Keberhasilan Wali Sanga dalam dakwah di bumi Nusantara tentu ada kuncinya. Metode dakwah yang bersifat lentur, luwes dan moderat merupakan strategi dakwah yang handal, yang sukses menarik perhatian masyarakat Nusantara, sehingga mau dengan hati yang lapang memeluk agama Islam. pendekatan kultural yang dilakukan Wali Sanga diantaranya menggunakan media kesenian seperti wayang kulit, tembang macapat, seni ukir, baju takwa, menciptakan kentongan dan beduk di masjid, dsb. Sunan Kudus dan Kalijaga misalnya, tidak secara frontal mengubah tradisi kebiasaan masyarakat yang biasa mengadakan selamatan dengan memeprsembahkan sesajen kepada ruh leluhur atau para Dewa, maka secara perlahan-lahan, kegiatan tersebut di isi dengan nilai-nilai Islam, mulai dari bacaan-bacaannya atau memaknai kegiatan selamatan tersebut sebagai bentuk shadaqah. Ke-9 Wali, mulai dari Maulana Malik Ibrahim (Sunan Gresik), Raden Rahmat (Sunan Ampel), Raden Paku (Sunan Giri), Raden Makdum Ibrahim (Sunan Bonang), Raden Qosim (Sunan Drajad), Syarif Hidayatullah (Sunan Gunung Jati), Ja’far Shodiq (Sunan Kudus), Raden Said (Sunan Kalijaga) dan Raden Umar said (Sunan Muria) diceritakan dengan cukup rinci mengenai perjalanan dakwah di berbagai daerah di tanah Jawa. Sebelum dijelaskan kisah perjalanan para Wali, dijelaskan juga bagaimana situasi terakhir kerajaan Majapahit sebelum digantikan oleh Kesultanan Islam pertama yang beridiri di tanah Jawa, Kesultanan Demak. Sehingga pembaca akan mengetahui konteks situasi dan kondisi masyarakat Jawa sebelum menerima dakwah Islam, dari realitas konteks situasi dan kondisi tersebut menjadi pijakan dalam pembuatan strategi dakwah para Wali Sanga.

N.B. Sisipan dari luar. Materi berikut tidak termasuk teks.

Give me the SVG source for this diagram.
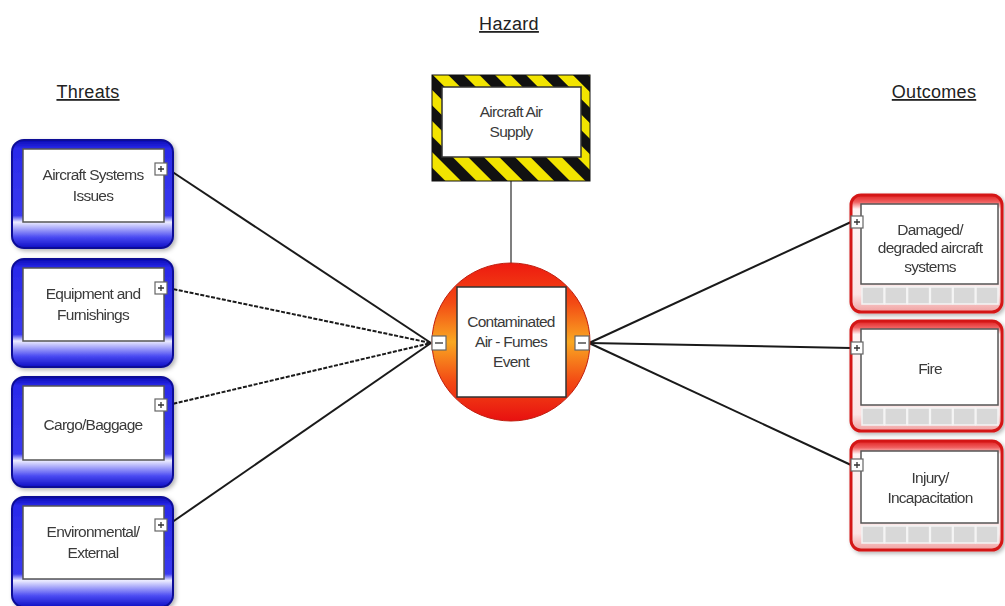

Buku Senyum Manis Wali Sanga (Sebuah Novel Syiar Tanpa Pedang Para Wali Tanah Jawa) hendak menunjukkan bagaimana usaha-usaha para Wali dalam mendakwakan Islam di masyarakat Nusantara khususnya Jawa yang meyoritas sudah beragama Hindu-Buddha dan sebagian juga masih menganut kepercayaan animisme dinamisme. Dari paparan sejarah tersebut dapat kita para generasi Islam baik dari kalangan akademisi maupun masyarakat Islam pada umumnya bisa meneladani kisah perjuangan dakwah para Wali.


Buku ini walaupun sangat detail dalam memaparkan sejarah dakwah Islam yang dilakukan Wali Sanga. karena ditulis dalam bentuk novel, maka pembaca akan sangat mudah sekali dalam memahami rangkaian sejarah yang disajikan. Gaya bahasa dalam buku ini juga sangat ringan sehingga pembaca dari latar belakang apapun, baik akademisi maupun masyarakat umum tidak akan merasa kesulitan untuk memahami isi buku. Bagi masyarakat yang ingin meneladani atau mengambil hikmah dari kisah perjuangan dakwah Wali Sanga yang sangat fenomenal itu, maka buku ini sangatlah tepat menjadi salah satu rujukan utama. Satu-satunya kekurangan buku ini menurut saya adalah tidak tersedianya daftar pustaka yang menjadi sumber rujukan dari seluruh kisah dalam buku ini. Namun memang beberapa bagian di isi buku ini penulis beberapa kali menyebut sumber atau bukti sejarahnya.